**BRIEF**. Skip pictures in the listing below; copy exactly the lines from the one with "Write a Python" through the one with "from matplotlib.patches import Patch", inclusive.

**RECORD LIST**.

-- BEGIN --

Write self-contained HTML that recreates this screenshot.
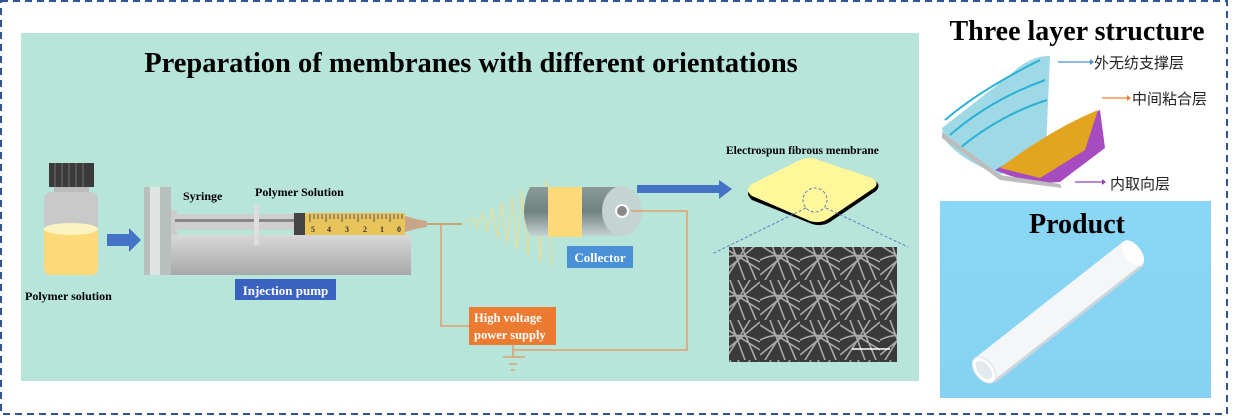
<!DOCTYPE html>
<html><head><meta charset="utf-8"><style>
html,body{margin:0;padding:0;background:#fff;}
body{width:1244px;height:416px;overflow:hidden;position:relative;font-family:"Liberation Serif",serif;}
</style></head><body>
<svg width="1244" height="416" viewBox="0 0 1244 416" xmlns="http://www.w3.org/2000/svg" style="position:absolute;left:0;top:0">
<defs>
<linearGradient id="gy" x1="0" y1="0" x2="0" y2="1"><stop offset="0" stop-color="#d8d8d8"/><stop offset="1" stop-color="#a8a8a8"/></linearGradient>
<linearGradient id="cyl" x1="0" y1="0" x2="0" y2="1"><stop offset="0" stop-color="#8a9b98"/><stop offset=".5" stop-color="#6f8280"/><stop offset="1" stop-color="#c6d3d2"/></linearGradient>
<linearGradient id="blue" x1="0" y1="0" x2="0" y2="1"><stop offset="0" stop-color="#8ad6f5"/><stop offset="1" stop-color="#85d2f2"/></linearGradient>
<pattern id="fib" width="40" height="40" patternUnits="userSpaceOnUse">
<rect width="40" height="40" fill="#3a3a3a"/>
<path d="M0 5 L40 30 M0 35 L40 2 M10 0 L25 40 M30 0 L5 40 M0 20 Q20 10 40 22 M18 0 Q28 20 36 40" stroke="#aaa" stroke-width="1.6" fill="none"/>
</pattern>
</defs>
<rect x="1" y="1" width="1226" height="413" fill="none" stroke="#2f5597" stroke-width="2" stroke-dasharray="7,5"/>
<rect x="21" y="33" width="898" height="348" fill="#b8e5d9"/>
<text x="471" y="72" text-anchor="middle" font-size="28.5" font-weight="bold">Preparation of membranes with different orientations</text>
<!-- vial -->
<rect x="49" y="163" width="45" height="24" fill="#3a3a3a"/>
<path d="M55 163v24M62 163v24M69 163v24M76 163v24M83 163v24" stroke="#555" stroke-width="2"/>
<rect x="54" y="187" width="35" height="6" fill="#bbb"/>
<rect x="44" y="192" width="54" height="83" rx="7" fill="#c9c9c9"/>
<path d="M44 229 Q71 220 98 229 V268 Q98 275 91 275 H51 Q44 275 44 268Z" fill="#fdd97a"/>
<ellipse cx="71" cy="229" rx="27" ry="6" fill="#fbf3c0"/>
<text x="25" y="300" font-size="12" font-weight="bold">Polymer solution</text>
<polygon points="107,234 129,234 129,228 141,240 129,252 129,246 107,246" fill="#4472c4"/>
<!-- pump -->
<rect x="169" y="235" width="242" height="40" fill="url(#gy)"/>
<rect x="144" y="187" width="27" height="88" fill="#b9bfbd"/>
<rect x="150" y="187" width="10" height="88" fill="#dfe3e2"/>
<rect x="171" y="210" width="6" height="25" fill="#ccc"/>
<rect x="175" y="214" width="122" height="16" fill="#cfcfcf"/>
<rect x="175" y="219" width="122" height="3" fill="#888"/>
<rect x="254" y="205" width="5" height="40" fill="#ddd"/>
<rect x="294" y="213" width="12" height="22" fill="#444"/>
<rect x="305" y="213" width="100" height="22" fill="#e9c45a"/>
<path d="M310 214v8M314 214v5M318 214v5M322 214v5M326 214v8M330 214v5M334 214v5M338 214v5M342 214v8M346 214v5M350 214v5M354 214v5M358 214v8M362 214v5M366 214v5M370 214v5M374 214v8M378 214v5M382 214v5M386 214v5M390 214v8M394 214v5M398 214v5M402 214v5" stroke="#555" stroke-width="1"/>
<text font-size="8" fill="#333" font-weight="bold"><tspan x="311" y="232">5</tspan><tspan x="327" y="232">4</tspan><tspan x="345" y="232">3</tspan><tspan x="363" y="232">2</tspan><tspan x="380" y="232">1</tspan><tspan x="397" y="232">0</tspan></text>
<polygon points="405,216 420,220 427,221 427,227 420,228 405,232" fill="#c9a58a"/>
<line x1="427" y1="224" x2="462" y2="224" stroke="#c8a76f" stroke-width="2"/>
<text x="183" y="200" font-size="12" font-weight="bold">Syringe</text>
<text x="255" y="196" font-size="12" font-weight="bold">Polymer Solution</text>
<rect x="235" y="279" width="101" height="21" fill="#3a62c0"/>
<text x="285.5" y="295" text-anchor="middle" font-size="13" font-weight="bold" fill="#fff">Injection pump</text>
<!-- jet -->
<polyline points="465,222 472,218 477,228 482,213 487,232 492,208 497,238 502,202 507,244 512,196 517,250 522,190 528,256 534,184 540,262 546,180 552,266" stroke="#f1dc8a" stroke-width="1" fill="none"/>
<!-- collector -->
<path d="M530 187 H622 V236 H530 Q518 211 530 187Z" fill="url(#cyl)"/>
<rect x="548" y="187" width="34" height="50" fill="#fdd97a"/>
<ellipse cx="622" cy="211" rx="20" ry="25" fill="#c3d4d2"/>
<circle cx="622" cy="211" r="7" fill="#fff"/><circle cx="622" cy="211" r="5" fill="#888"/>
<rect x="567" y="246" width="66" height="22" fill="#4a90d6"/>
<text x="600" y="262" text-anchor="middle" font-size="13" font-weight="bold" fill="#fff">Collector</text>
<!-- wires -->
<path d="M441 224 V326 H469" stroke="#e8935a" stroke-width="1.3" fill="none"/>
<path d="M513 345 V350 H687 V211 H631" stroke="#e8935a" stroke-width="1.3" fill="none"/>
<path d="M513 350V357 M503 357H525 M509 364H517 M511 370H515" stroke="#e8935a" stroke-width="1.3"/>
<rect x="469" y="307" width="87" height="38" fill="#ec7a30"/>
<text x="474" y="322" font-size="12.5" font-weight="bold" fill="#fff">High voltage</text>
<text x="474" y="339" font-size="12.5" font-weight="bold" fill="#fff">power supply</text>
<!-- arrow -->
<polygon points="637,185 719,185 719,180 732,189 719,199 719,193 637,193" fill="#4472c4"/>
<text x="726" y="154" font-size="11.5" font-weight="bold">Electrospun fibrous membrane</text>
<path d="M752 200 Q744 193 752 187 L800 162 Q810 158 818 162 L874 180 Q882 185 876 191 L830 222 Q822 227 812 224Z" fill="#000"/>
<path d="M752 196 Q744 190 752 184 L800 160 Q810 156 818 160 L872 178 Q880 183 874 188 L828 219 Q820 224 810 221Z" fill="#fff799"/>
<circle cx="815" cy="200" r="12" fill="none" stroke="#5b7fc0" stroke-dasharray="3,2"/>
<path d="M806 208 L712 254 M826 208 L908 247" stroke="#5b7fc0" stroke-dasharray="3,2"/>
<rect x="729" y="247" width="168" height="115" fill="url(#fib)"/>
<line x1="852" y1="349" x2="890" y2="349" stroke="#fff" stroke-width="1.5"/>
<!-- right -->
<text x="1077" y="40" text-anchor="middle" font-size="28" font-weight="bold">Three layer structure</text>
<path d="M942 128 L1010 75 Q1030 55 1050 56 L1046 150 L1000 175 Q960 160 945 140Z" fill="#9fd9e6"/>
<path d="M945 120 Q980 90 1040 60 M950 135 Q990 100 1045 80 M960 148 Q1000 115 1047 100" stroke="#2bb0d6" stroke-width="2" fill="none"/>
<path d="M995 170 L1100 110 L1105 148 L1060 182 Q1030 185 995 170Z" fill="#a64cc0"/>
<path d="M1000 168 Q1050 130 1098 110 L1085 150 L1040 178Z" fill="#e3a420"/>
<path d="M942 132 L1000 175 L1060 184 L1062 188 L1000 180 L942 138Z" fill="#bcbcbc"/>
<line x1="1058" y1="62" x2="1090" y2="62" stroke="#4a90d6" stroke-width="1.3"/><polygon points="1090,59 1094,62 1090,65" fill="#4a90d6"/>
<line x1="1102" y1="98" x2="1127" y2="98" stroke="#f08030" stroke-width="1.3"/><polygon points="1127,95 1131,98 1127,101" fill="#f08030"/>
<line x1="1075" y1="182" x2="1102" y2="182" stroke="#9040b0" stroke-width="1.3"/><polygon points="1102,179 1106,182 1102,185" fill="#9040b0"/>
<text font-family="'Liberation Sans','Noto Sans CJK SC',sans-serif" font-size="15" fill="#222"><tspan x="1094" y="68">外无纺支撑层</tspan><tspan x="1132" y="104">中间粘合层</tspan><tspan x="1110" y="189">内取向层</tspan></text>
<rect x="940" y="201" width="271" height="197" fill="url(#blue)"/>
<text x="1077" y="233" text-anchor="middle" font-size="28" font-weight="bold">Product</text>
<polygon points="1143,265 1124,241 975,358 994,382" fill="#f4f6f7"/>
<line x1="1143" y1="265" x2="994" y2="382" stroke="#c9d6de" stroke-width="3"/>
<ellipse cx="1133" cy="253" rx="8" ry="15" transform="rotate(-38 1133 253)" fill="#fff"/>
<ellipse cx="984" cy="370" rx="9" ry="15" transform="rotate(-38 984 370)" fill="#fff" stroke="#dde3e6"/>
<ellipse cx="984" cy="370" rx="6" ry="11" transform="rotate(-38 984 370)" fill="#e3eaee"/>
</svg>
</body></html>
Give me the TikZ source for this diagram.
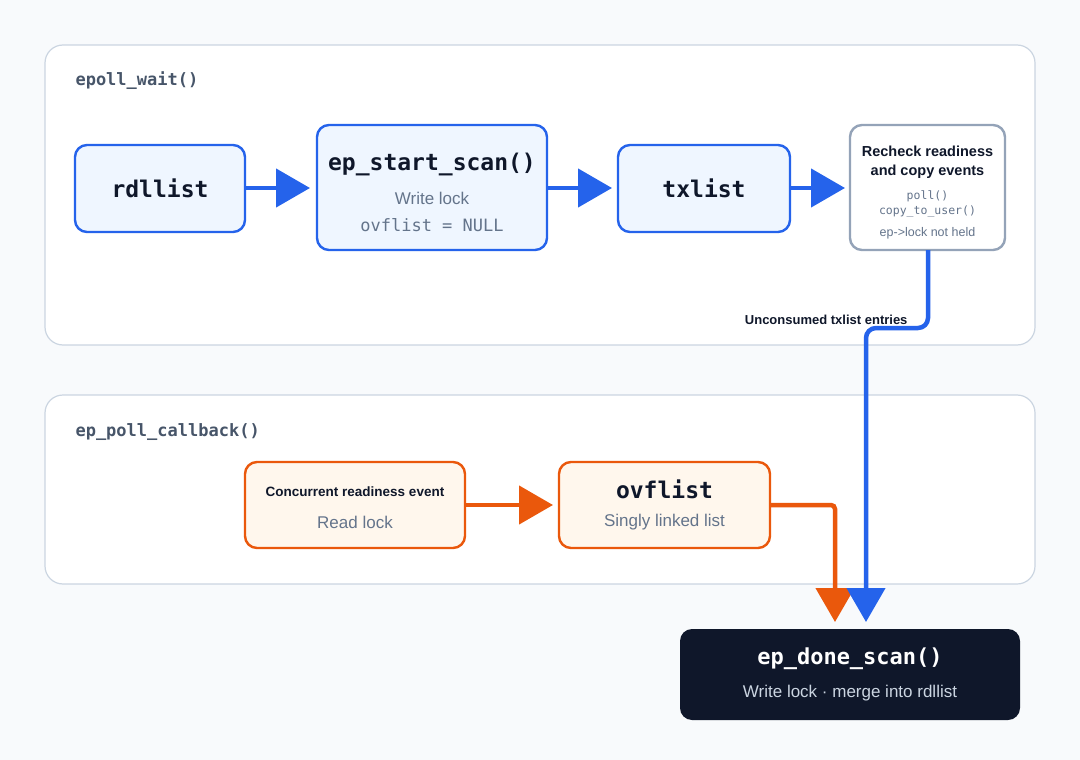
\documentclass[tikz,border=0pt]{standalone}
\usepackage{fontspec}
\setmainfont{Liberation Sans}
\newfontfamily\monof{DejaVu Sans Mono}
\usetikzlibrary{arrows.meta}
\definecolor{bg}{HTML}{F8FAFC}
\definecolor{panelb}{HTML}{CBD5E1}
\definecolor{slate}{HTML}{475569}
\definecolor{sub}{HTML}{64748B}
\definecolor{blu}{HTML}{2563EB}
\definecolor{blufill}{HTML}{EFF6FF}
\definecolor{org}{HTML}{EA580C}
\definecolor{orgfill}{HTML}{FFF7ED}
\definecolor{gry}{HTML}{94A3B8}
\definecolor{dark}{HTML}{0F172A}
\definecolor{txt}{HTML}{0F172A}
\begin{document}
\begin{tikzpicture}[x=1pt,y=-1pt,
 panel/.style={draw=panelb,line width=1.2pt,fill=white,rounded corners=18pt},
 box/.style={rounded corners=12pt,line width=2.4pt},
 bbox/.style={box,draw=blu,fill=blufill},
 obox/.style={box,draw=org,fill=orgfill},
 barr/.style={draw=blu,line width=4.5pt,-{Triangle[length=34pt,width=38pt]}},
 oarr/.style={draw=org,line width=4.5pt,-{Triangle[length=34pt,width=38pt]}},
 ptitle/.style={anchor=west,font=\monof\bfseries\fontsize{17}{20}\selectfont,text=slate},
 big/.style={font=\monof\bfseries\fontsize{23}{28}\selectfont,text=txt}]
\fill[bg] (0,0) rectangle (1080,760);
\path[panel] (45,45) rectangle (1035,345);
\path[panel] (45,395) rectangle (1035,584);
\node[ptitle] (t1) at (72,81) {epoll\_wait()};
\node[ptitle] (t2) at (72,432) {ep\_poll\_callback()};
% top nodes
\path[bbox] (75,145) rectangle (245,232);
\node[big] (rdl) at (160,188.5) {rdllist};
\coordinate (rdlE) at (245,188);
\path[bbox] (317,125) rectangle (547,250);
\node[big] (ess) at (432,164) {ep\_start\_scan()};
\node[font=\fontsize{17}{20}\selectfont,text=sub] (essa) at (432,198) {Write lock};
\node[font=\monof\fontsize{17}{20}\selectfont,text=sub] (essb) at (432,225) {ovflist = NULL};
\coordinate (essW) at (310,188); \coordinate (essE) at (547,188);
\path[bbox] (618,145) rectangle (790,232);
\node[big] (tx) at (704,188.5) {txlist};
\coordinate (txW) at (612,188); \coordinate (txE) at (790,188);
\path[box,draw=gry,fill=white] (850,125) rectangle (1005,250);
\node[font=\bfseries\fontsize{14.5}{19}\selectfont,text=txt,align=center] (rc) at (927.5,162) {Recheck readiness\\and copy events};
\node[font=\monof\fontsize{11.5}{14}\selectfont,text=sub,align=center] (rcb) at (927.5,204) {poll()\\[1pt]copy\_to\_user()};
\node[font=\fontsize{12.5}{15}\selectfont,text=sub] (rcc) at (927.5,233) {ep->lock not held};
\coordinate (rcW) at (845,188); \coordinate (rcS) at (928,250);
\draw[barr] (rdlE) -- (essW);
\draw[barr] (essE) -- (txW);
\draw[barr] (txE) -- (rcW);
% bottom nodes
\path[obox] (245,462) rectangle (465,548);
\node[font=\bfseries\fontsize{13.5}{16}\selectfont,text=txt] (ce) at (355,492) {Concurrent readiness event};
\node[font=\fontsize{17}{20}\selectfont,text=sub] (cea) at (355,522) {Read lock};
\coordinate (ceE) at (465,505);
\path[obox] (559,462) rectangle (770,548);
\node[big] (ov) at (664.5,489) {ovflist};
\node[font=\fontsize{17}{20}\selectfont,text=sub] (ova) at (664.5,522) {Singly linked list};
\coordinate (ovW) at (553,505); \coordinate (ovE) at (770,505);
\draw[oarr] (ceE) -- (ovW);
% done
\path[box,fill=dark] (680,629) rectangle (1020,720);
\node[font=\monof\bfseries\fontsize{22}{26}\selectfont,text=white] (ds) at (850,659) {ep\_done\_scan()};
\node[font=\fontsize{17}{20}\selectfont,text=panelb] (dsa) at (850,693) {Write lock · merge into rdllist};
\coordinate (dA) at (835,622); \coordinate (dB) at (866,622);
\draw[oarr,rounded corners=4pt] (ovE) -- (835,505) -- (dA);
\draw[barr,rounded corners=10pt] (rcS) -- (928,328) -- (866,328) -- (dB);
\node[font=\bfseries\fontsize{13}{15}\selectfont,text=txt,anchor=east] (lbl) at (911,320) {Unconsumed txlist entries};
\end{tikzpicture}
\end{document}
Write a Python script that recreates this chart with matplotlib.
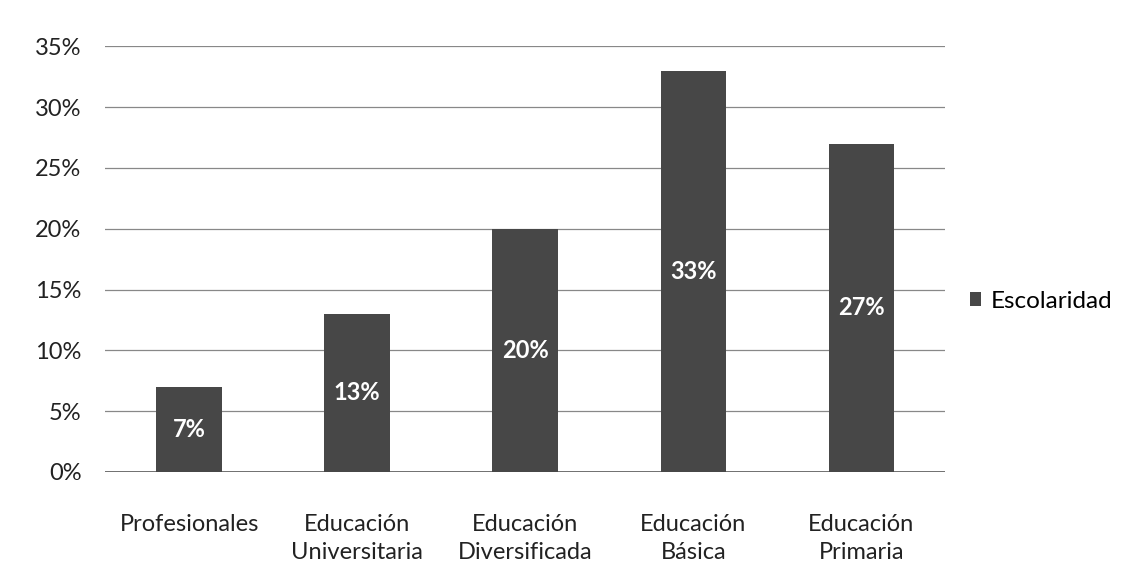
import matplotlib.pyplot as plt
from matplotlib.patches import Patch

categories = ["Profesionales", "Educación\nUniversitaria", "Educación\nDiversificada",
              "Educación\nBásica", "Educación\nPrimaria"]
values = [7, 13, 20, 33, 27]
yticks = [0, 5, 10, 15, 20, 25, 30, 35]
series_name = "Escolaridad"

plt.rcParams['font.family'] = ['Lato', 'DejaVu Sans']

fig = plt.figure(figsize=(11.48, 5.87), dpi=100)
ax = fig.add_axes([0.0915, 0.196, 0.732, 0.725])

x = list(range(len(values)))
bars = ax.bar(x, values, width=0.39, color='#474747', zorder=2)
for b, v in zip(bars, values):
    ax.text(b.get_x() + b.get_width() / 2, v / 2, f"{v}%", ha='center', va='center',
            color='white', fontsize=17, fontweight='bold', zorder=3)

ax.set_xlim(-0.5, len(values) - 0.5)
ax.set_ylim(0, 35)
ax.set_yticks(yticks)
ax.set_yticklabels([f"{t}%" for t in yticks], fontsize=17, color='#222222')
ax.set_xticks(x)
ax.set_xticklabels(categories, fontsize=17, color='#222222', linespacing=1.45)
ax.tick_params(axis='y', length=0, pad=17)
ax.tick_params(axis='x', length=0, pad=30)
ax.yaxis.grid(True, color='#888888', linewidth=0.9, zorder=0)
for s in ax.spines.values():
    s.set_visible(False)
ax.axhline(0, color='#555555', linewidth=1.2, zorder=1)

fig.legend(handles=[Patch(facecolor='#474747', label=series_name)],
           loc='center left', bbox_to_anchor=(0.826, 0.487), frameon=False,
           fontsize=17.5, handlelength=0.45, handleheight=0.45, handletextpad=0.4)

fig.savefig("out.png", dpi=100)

-- END --

**CORRECT OUTPUT**.
Write a Python script that recreates this chart with matplotlib.
import matplotlib.pyplot as plt
from matplotlib.patches import Patch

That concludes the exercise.